# Where to find Aerogel?



## Rockporters (Jan 14, 2010)

TheStars recommended Aerogel hairspray in a separate post. I'm wondering where it can be found? 

I bought the Proline self rinse, Quicker Slicker, and a few recommended shampoos. I foresee test baths in Jasper's future LOL. He may not be the most subdued puppy in the ring, but he's bound to be the cleanest .

I also ordered a braided leather lead today, a slightly heavier snake chain, and a snood. The nylon lead folds up nicely but has too much give for us at this stage.


----------



## KalaMama (Nov 20, 2009)

Rockporters said:


> TheStars recommended Aerogel hairspray in a separate post. I'm wondering where it can be found?
> 
> I bought the Proline self rinse, Quicker Slicker, and a few recommended shampoos. I foresee test baths in Jasper's future LOL. He may not be the most subdued puppy in the ring, but he's bound to be the cleanest .
> 
> I also ordered a braided leather lead today, a slightly heavier snake chain, and a snood. The nylon lead folds up nicely but has too much give for us at this stage.


I can't answer your questions, sorry But it is so fun to see you getting so excited to show your little guy. I can't wait to hear about the first show!


----------



## roxy25 (Dec 18, 2008)

Hi Rock 

I googled it and found this not sure if this is the stuff 

Beauty Deals -- Product Listings

we use the hold it spray we still have no clue how to spray Enzo up properly so we will have Chris show us soon.


----------



## Rockporters (Jan 14, 2010)

KalaMama, Thx . Despite my nervousness, I'm having a blast getting ready for this. 

Roxy, thanks for the link! Honestly, I haven't a clue about spraying Jasper up either. I'm hoping to get a quick lesson at the groomer's this week or next.


----------



## 4theLOVEofPOODLES (May 13, 2010)

Okay so this is a really BAD example due to not properly covering the dogs eyes but she is using Hold It brand hairspray-you can buy this at any Sally's Beauty Supply. You need to remember to first put the collar (snake chain) in and band in place (optional) and then hairspray in place first before starting what she shows in the video. Good luck!


----------



## thestars (May 2, 2009)

Rockporters said:


> TheStars recommended Aerogel hairspray in a separate post.

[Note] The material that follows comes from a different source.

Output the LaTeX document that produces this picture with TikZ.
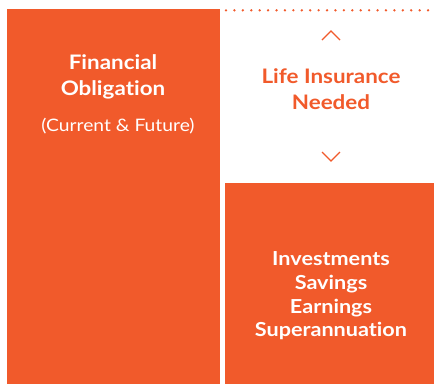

I'm wondering where it can be found?
> 
> I bought the Proline self rinse, Quicker Slicker, and a few recommended shampoos. I foresee test baths in Jasper's future LOL. He may not be the most subdued puppy in the ring, but he's bound to be the cleanest .
> 
> I also ordered a braided leather lead today, a slightly heavier snake chain, and a snood. The nylon lead folds up nicely but has too much give for us at this stage.


I got it at the Show! They always have some there!


----------



## Rockporters (Jan 14, 2010)

Excellent, thank you!


----------